'We have a very partial picture': Why one health writer wants more sex-based data on COVID-19
'When there is a crisis, there is that sense we don't have time to talk about gender': Caroline Criado Perez
Statistics from some parts of the world that suggest men are more likely than women to die from COVID-19 should be a wake-up call for more sex-based health data, a British author argues.
"Bodies respond differently to viruses, to drugs, to all sorts of things, depending on the sex of the body," said Caroline Criado Perez, author of Invisible Women: Exposing Data Bias in a World Designed for Men.
"So if you really want to know what's going on, you have to sex disaggregate your data."
In Italy, men have accounted for 71 per cent of deaths from COVID-19, while twice as many men as women have died from the disease in Spain.
While COVID-19 infection and death rates are broken down by sex in some countries, it's not a universal standard. Canada currently only reports sex for confirmed cases. Advocates have similarly called for more race-based data to track the infections spread among minority communities.
Criado Perez argues that in order to properly direct treatments and other interventions, a widespread effort to determine who is most affected by COVID-19 is needed.
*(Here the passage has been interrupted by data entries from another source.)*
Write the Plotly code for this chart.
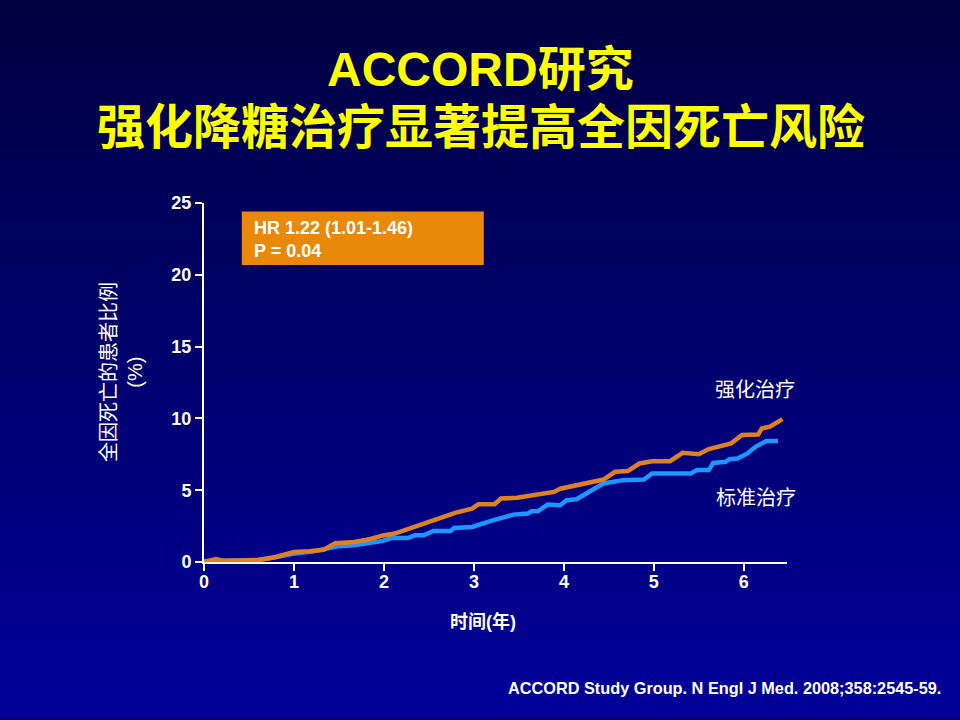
import plotly.graph_objects as go

# Kaplan-Meier style cumulative all-cause mortality (%)
years_intensive = [0, 0.13, 0.22, 0.6, 0.8, 1.0, 1.17, 1.33, 1.46, 1.67, 1.85, 1.99, 2.12, 2.26,
                   2.44, 2.62, 2.80, 2.98, 3.05, 3.23, 3.30, 3.48, 3.66, 3.89, 3.96, 4.21,
                   4.44, 4.57, 4.71, 4.84, 4.98, 5.18, 5.32, 5.50, 5.61, 5.86, 5.98, 6.16,
                   6.20, 6.29, 6.43]
pct_intensive = [0, 0.2, 0.08, 0.12, 0.35, 0.7, 0.75, 0.85, 1.3, 1.4, 1.6, 1.85, 1.98, 2.28,
                 2.67, 2.98, 3.44, 3.72, 4.02, 4.02, 4.42, 4.47, 4.65, 4.88, 5.1, 5.47,
                 5.74, 6.28, 6.33, 6.86, 7.02, 7.02, 7.6, 7.5, 7.86, 8.26, 8.84, 8.88,
                 9.3, 9.42, 9.95]

years_standard = [0, 0.3, 0.6, 0.76, 0.99, 1.22, 1.35, 1.49, 1.67, 1.85, 1.99, 2.08, 2.26,
                  2.35, 2.44, 2.55, 2.74, 2.78, 2.98, 3.21, 3.44, 3.60, 3.64, 3.71, 3.82,
                  3.96, 4.03, 4.14, 4.30, 4.44, 4.66, 4.89, 4.98, 5.41, 5.48, 5.61, 5.66,
                  5.80, 5.84, 5.93, 6.04, 6.13, 6.25, 6.38]
pct_standard = [0.05, 0.12, 0.15, 0.3, 0.58, 0.74, 0.93, 1.09, 1.16, 1.33, 1.47, 1.67, 1.67,
                1.86, 1.86, 2.16, 2.16, 2.37, 2.44, 2.9, 3.3, 3.37, 3.53, 3.53, 4.0,
                3.95, 4.3, 4.37, 5.0, 5.47, 5.7, 5.74, 6.16, 6.16, 6.4, 6.4, 6.9,
                6.98, 7.16, 7.21, 7.56, 8.02, 8.42, 8.42]

x_ticks = [0, 1, 2, 3, 4, 5, 6]
y_ticks = [0, 5, 10, 15, 20, 25]

FONT = "Liberation Sans, Arial, Noto Sans CJK SC, sans-serif"
WHITE = "white"
YELLOW = "#FFFF00"
ORANGE = "#DE8122"
BLUE = "#1E96FF"

fig = go.Figure()

fig.add_trace(go.Scatter(x=years_standard, y=pct_standard, mode="lines",
                         line=dict(color=BLUE, width=4.5), name="标准治疗"))
fig.add_trace(go.Scatter(x=years_intensive, y=pct_intensive, mode="lines",
                         line=dict(color=ORANGE, width=4.5), name="强化治疗"))

# vertical background gradient, dark navy -> blue
shapes = []
n = 72
for i in range(n):
    t = i / (n - 1)
    b = int(round(64 + (152 - 64) * t))
    shapes.append(dict(type="rect", xref="paper", yref="paper", layer="below",
                       x0=-1, x1=2, y0=1.57 - i * (2.0 / n) - 0.03, y1=1.57 - (i - 1) * (2.0 / n),
                       line=dict(width=0), fillcolor=f"rgb(0,0,{b})"))

# HR box
shapes.append(dict(type="rect", xref="x", yref="y", x0=0.42, x1=3.11, y0=20.68, y1=24.4,
                   line=dict(width=0), fillcolor="#E8890A"))

annotations = [
    dict(text="ACCORD研究", xref="paper", yref="paper", x=0.475, y=1.3705,
         xanchor="center", yanchor="middle", showarrow=False,
         font=dict(family=FONT, size=48, color=YELLOW, weight="bold")),
    dict(text="强化降糖治疗显著提高全因死亡风险", xref="paper", yref="paper", x=0.475, y=1.209,
         xanchor="center", yanchor="middle", showarrow=False,
         font=dict(family=FONT, size=48, color=YELLOW, weight="bold")),
    dict(text="HR 1.22 (1.01-1.46)<br>P = 0.04", xref="x", yref="y", x=0.53, y=22.45,
         xanchor="left", yanchor="middle", align="left", showarrow=False,
         font=dict(family=FONT, size=18, color=WHITE, weight="bold")),
    dict(text="强化治疗", xref="x", yref="y", x=6.12, y=11.98, showarrow=False,
         xanchor="center", yanchor="middle",
         font=dict(family=FONT, size=20, color=WHITE)),
    dict(text="标准治疗", xref="x", yref="y", x=6.14, y=4.46, showarrow=False,
         xanchor="center", yanchor="middle",
         font=dict(family=FONT, size=20, color=WHITE)),
    dict(text="全因死亡的患者比例<br>(%)", xref="paper", yref="paper", x=0, y=0.529,
         xshift=-82, xanchor="center", yanchor="middle", textangle=-90, showarrow=False,
         font=dict(family=FONT, size=20, color=WHITE)),
    dict(text="时间(年)", xref="paper", yref="paper", x=0.479, y=-0.167,
         xanchor="center", yanchor="middle", showarrow=False,
         font=dict(family=FONT, size=18, color=WHITE, weight="bold")),
    dict(text="ACCORD Study Group. N Engl J Med. 2008;358:2545-59.", xref="paper", yref="paper",
         x=1.2676, y=-0.351, xanchor="right", yanchor="middle", showarrow=False,
         font=dict(family=FONT, size=16.3, color=WHITE, weight="bold")),
]

axis_style = dict(showline=True, linecolor=WHITE, linewidth=2, ticks="outside", ticklen=7,
                  tickwidth=2, tickcolor=WHITE, showgrid=False, zeroline=False,
                  tickfont=dict(family=FONT, size=18, color=WHITE, weight="bold"))

fig.update_layout(
    width=960, height=720,
    margin=dict(l=204, r=173, t=203, b=158),
    paper_bgcolor="rgb(0,0,110)",
    plot_bgcolor="rgba(0,0,0,0)",
    showlegend=False,
    shapes=shapes,
    annotations=annotations,
    xaxis=dict(range=[0, 6.48], tickvals=x_ticks, ticklabelstandoff=-5, **axis_style),
    yaxis=dict(range=[0, 25], tickvals=y_ticks, **axis_style),
)

# drop the default page margin so the slide fills the window
fig.write_html("out.html", config={"displayModeBar": False},
               post_script="document.body.style.margin='0';")
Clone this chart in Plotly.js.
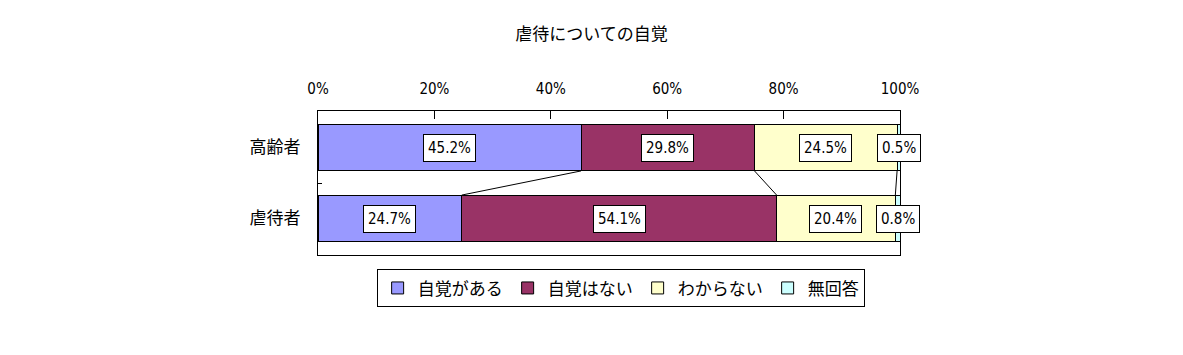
<!DOCTYPE html>
<html><head><meta charset="utf-8">
<script src="https://cdn.plot.ly/plotly-3.0.1.min.js"></script>
<style>html,body{margin:0;padding:0;background:#fff}#chart{width:1183px;height:355px}</style>
</head><body><div id="chart"></div>
<script>
const categories = ['高齢者', '虐待者'];
const seriesNames = ['自覚がある', '自覚はない', 'わからない', '無回答'];
const seriesColors = ['#9999FF', '#993366', '#FFFFCC', '#CCFFFF'];
const aware = [45.2, 24.7];
const notAware = [29.8, 54.1];
const unknown = [24.5, 20.4];
const noAnswer = [0.5, 0.8];
const xTickVals = [0, 20, 40, 60, 80, 100];
const xTickText = ['0%', '20%', '40%', '60%', '80%', '100%'];

const series = [aware, notAware, unknown, noAnswer];
const narrow = '"DejaVu Sans Condensed", "Liberation Sans Narrow", sans-serif';
const jp = '"Noto Sans CJK JP", sans-serif';
const barW = 0.66;

const traces = series.map((vals, i) => ({
  type: 'bar', orientation: 'h', name: seriesNames[i],
  y: categories, x: vals, width: barW,
  marker: {color: seriesColors[i], line: {color: '#000', width: 1}},
  hoverinfo: 'none'
}));

const annotations = [];
const shapes = [];
const cum = categories.map(() => []);
categories.forEach((c, ci) => {
  let s = 0;
  series.forEach((vals, si) => {
    const v = vals[ci];
    annotations.push({
      x: s + v / 2, y: c, xref: 'x', yref: 'y', text: v.toFixed(1) + '%', showarrow: false,
      font: {family: narrow, size: 15, color: '#000'},
      bgcolor: '#fff', bordercolor: '#000', borderwidth: 1, borderpad: 4
    });
    s += v;
    cum[ci].push(s);
  });
});
for (let si = 0; si < 3; si++) {
  shapes.push({type: 'line', xref: 'x', yref: 'y',
    x0: cum[0][si], y0: 0 + barW / 2, x1: cum[1][si], y1: 1 - barW / 2,
    line: {color: '#000', width: 1}});
}

const layout = {
  width: 1183, height: 355,
  margin: {l: 318, r: 283, t: 111, b: 100},
  paper_bgcolor: '#fff', plot_bgcolor: '#fff',
  barmode: 'stack',
  showlegend: true,
  title: {text: '虐待についての自覚', font: {family: jp, size: 17, color: '#000'}, x: 0.5, xanchor: 'center', y: 0.905, yanchor: 'middle'},
  xaxis: {side: 'top', range: [0, 100], tickvals: xTickVals, ticktext: xTickText,
    ticks: 'inside', ticklen: 8, tickcolor: '#000', showgrid: false, zeroline: false,
    showline: true, linecolor: '#000', linewidth: 1, mirror: true, ticklabelstandoff: 10,
    tickfont: {family: narrow, size: 15, color: '#000'}, fixedrange: true},
  yaxis: {type: 'category', autorange: false, range: [1.514, -0.514],
    ticks: 'inside', tickson: 'boundaries', ticklen: 4, tickcolor: '#000',
    showline: true, linecolor: '#000', linewidth: 1, mirror: true,
    showgrid: false, zeroline: false, ticklabelstandoff: 13,
    tickfont: {family: jp, size: 17, color: '#000'}, fixedrange: true},
  legend: {orientation: 'h', x: 0.52, xanchor: 'center', y: -0.1, yanchor: 'top',
    bordercolor: '#000', borderwidth: 1, font: {family: jp, size: 17, color: '#000'},
    itemwidth: 30, tracegroupgap: 0,
    traceorder: 'normal', itemclick: false, itemdoubleclick: false},
  annotations: annotations,
  shapes: shapes
};
Plotly.newPlot('chart', traces, layout, {staticPlot: true, displayModeBar: false});
</script></body></html>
That includes more sex-specific data collection to confirm who has has been tested for COVID-19, who is confirmed to have the disease and who has died.
"You really need all three of those in order to really understand, for example, are more men dying because they're more likely to get it?" she told The Current's Matt Galloway.
"Because we are not collecting systematically sex disaggregated data right from the beginning in all countries around the world, we have a very partial picture full of gaps," she added.
'Huge data gap' in medical science
The COVID-19 data disparity highlights a long-standing concern among health researchers, according to Criado Perez.
For decades, she says, women's health has been underrepresented in medical research.
"Historically, the vast majority of data that we have collected in all areas — from economics to travel data to the workplace, but also in medical science — has been on men, and that includes on the male body," she said.
She says that research has long seen the male experience and body as a universal template when it came to health, while the study of women was considered "niche" and "atypical."
"When there is a crisis, there is that sense we don't have time to talk about gender right now," Criado Perez said.
That type of thinking, she told Galloway, has led to a "huge data gap" in medical science.
But breaking down health data by sex can have positive impacts.
Criado Perez recalls uncovering a study in the process of writing her latest book that compared how cells in both men and women fight an influenza infection.
What the study authors discovered was that cells inside the female body could use estrogen to protect against the common flu.
"So what you see there is this possibility that there is something going on in the connection between estrogen and the female cells that could be being used in fighting off viruses," she said.
She adds that women must be included in early trials, particularly for new drugs, in order to ensure they can work for both men and women.
"One of the things that is really frustrating at the moment, as we are doing drug research and as we are doing vaccine research, is we still aren't always doing that," she said.